After a 4 hour minibus journey we arrived in Hanoi. This city is mad! I have never seen so many motorbikes in my life and constant tooting of horns! The population of this city is 4 million and is the most densely populated city in the world! Crossing roads here was very interesting to say the least! There aren't many cars or buses and you just kind of have to walk out across the road and keep walking and the bikes go around you! Sounds stupid, but that's how it works or you'd be stood on the pavement for ever! There are very few pedestrian crossings too, and when there are some they don't seem to mean much!
We took a Cyclo tour (a man riding a pedal bike with a single seat infront of him that you sit in) at rush hour around the city! We felt surprisingly safe, even when we crossed lines on on-coming traffic and everyone around you beeping their horns! It was a great way to see the city. In the old quarter, called "36 streets" each street seemed to have a theme! One street would sell nothing but towels and the next was all steelwork, and another bras!
We safely arrived at the theatre to watch The Water Puppets show, which was really good. It was all in Vietnamese, but the puppets were fantastic and all were controlled in the water by puppeteers behind a curtain also stood in the water! After the show we had one of our best meals yet at a Vietnamese restaurant and after went to a café, looking over the busy streets, for desert!

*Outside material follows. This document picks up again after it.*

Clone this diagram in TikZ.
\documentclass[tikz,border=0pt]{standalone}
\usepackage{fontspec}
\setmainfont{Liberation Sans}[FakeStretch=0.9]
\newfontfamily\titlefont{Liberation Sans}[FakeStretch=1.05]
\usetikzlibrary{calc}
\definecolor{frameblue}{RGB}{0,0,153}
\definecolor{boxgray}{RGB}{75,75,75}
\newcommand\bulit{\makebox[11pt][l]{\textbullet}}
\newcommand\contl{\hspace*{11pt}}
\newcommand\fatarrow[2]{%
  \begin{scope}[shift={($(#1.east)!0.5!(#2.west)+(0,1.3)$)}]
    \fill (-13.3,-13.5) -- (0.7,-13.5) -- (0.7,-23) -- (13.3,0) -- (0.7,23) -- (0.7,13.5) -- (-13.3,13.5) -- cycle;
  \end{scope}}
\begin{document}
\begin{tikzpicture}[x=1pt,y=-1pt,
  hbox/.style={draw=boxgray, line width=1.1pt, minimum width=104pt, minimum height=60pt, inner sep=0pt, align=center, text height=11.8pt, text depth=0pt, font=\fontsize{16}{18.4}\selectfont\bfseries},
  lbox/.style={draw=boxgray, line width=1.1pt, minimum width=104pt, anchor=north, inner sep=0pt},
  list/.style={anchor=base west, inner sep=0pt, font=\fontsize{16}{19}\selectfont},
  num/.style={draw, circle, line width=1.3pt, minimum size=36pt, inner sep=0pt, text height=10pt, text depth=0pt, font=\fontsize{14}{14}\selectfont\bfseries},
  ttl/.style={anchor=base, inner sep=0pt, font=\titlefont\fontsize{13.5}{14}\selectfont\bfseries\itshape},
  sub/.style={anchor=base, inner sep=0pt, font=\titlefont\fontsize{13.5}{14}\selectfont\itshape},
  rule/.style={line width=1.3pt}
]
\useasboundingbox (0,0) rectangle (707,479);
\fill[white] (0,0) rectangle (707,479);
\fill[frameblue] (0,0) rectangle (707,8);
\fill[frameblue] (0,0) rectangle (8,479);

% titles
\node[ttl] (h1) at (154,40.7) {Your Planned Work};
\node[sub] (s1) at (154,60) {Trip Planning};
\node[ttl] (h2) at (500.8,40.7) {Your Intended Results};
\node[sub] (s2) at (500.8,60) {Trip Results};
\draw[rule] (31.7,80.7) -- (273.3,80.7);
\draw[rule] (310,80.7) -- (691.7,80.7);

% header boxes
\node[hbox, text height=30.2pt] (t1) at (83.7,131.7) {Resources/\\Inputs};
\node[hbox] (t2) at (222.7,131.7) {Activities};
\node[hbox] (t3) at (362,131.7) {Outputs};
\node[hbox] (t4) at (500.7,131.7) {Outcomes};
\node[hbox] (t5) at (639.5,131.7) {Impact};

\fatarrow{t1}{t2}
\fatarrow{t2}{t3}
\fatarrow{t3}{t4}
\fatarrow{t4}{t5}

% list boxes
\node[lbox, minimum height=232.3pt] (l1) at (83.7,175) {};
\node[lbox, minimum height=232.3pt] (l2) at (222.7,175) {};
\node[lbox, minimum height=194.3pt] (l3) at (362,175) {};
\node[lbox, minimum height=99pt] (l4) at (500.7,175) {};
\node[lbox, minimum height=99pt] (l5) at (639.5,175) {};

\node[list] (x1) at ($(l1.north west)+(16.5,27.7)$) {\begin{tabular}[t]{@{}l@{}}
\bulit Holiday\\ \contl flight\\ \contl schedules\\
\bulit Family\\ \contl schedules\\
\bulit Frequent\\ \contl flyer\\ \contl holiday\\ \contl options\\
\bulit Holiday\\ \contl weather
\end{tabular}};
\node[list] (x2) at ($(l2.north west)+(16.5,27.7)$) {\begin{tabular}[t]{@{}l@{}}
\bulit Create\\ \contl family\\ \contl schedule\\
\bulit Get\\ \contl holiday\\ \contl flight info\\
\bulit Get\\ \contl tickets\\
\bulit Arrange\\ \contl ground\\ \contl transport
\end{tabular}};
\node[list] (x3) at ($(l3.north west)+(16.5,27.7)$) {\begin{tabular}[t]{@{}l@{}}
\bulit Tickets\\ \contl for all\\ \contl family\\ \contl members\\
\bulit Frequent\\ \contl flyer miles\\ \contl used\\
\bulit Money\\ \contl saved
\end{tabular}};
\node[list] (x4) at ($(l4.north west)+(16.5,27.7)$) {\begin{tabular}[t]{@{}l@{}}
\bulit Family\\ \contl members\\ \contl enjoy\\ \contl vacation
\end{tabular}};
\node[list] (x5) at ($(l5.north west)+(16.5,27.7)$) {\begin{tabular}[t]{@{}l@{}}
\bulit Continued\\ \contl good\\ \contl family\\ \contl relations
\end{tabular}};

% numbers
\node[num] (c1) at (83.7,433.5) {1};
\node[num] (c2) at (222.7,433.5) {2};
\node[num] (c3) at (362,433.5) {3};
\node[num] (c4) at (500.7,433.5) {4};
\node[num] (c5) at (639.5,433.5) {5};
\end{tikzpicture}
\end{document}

Wednesday morning we went to a restaurant called "KOTO" (Know One Teach One). They take about 30 kids off the streets every year and train them up to a high standard
So that they then go to work in top hotels such as The Hilton as chefs or front of house. We had the most fantastic buffet breakfast and all felt incredibly stuffed after it!
We waddled our way along the streets to the Mausoleum where the body of "Uncle Ho" (The old president Ho Chi Min) who died in 1969 and has been for the public to view since the late 70s. We had to leave all our bags outside with one of the leaders and walk in a line without talking, laughing or smiling! It was really cold in the room (to stop the body rotting no doubt!) and it was very much like looking at a wax work rather than a dead body! He is sent away for 6 weeks of the year to be 're-preserved' to keep him looking so good! Afterwards we had a tour of the government grounds in which he lived.
We were then left to do our own thing and most of us went to the 'Hoa Lo Prison', nick-named the 'Hanoi Hilton' by the American POWs in the 1960s. When Americans were rescued by the locals after their planes came down during the American War they were taken to the prison, yet despite bombing the country were treated extremely well by the prison, hence the nickname 'Hanoi Hilton'. After having visited Alcatraz it wasn't a patch on this but very interesting all the same. We saw the torture chambers and all the torture equipment that they used.
We chilled out by the lake in the centre of the city for a while and in the evening we boarded our overnight train to Hue, in the South of Vietnam.